(Stored items from a collection)
>> START

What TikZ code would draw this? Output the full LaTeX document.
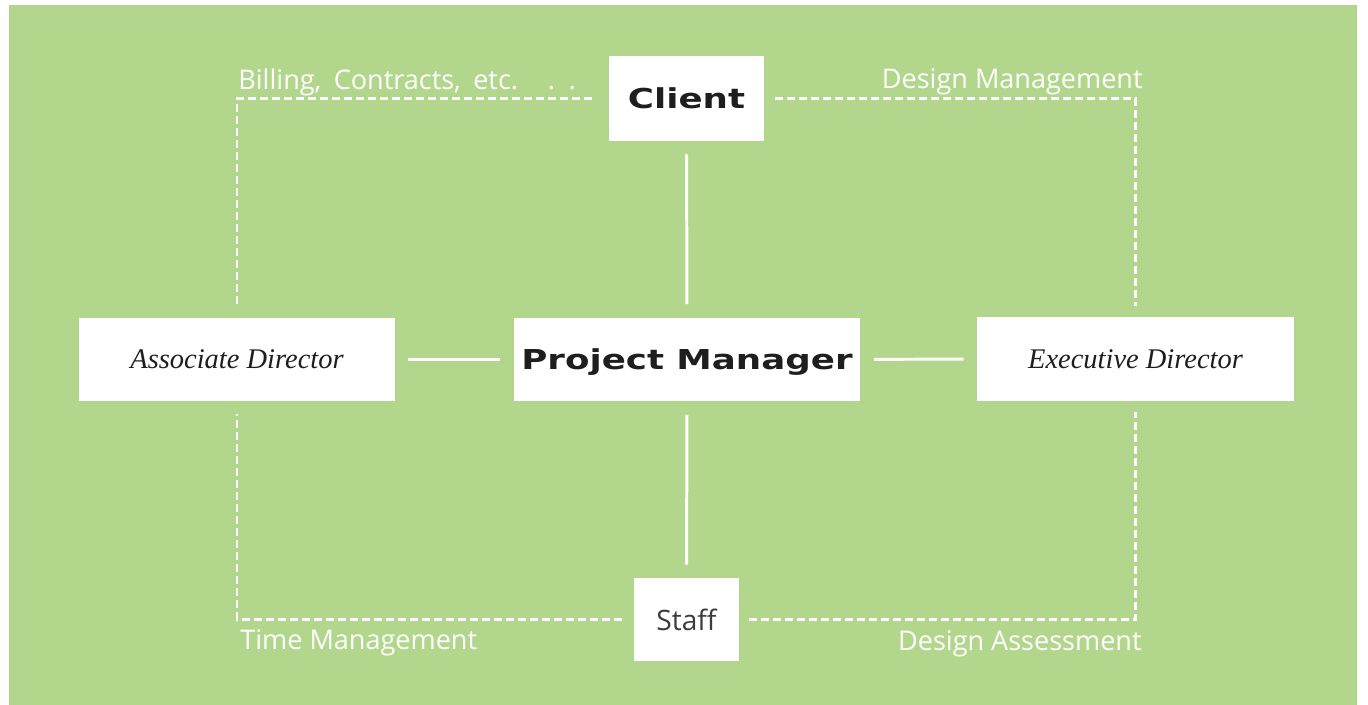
\documentclass[tikz,border=0pt]{standalone}
\usepackage{fontspec}
\usepackage{xcolor}
\usetikzlibrary{positioning}
\setmainfont{Open Sans}
\newfontfamily\widefont[FakeStretch=1.3]{DejaVu Sans}
\newfontfamily\italfont{Liberation Serif}
\definecolor{bggreen}{RGB}{178,214,140}
\definecolor{boxtext}{RGB}{30,30,30}
\definecolor{stafftext}{RGB}{60,60,60}
\tikzstyle{box} = [fill=white, inner sep=0pt, align=center, text=boxtext]
\tikzstyle{link} = [white, line width=1.7pt, shorten <=0.26cm, shorten >=0.26cm]
\tikzstyle{dashline} = [white, line width=1.2pt, dash pattern=on 0.16cm off 0.08cm]
\tikzstyle{sidetext} = [white, inner sep=0pt, font=\fontsize{15.4}{18}\selectfont]

\begin{document}
\begin{tikzpicture}[x=0.02cm, y=-0.02cm]
\useasboundingbox (0,0) rectangle (1368,705);
\fill[white] (0,0) rectangle (1368,705);
\fill[bggreen] (9,5) rectangle (1357,705);

% Boxes
\node[box, minimum width=3.1cm, minimum height=1.7cm, text depth=0pt, font=\widefont\bfseries\fontsize{15.6}{18}\selectfont] (client) at (686.5,98.5) {Client};
\node[box, minimum width=6.94cm, minimum height=1.68cm, text depth=0pt, font=\widefont\bfseries\fontsize{15.6}{18}\selectfont] (pm) at (687,359.5) {Project Manager};
\node[box, minimum width=6.32cm, minimum height=1.68cm, font=\italfont\itshape\fontsize{16.2}{18}\selectfont] (assoc) at (237,359.5) {Associate Director};
\node[box, minimum width=6.34cm, minimum height=1.7cm, font=\italfont\itshape\fontsize{16.2}{18}\selectfont] (exec) at (1135.5,359) {Executive Director};
\node[box, minimum width=2.1cm, minimum height=1.66cm, text=stafftext, font=\fontsize{16}{18}\selectfont] (staff) at (686.5,619.5) {Staff};

% Solid links
\draw[link] (client) -- (pm);
\draw[link] (pm) -- (staff);
\draw[link] (assoc) -- (pm);
\draw[link] (pm) -- (exec);

% Dashed links
\draw[dashline, shorten <=0.34cm, shorten >=0.2cm] (client.west) -| (assoc.north);
\draw[dashline, shorten <=0.22cm, shorten >=0.2cm] (client.east) -| (exec.north);
\draw[dashline, shorten <=0.24cm, shorten >=0.24cm] (staff.west) -| (assoc.south);
\draw[dashline, shorten <=0.2cm, shorten >=0.2cm] (staff.east) -| (exec.south);

% Labels
\node[sidetext, anchor=base west] (billing) at (238,90) {Billing,\hspace{0.2em} Contracts,\hspace{0.2em} etc.\hspace{1.1em}.\hspace{0.5em}.};
\node[sidetext, anchor=base east] (designmgmt) at (1143,89) {Design Management};
\node[sidetext, anchor=base west] (timemgmt) at (240,649) {Time Management};
\node[sidetext, anchor=base east] (designass) at (1142,650) {Design Assessment};
\end{tikzpicture}
\end{document}
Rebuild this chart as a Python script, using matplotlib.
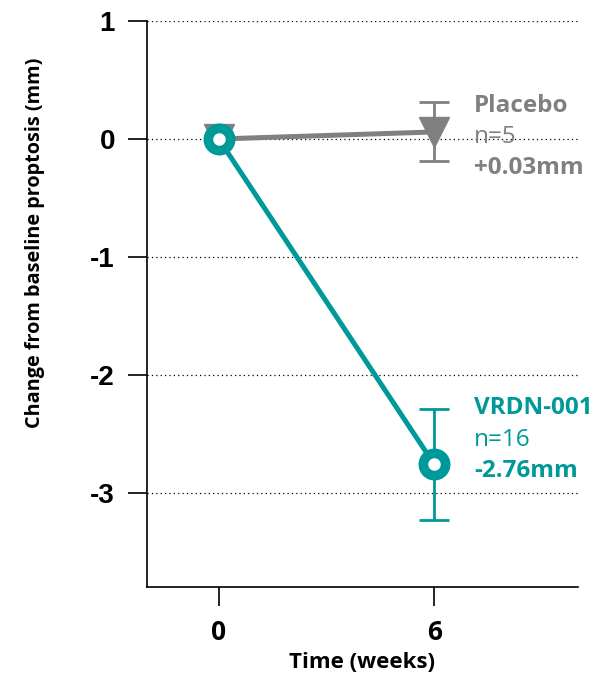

>> END

_Task instructions_. Only the number is wanted: how many lines above include the word "this"?

_The response_. 2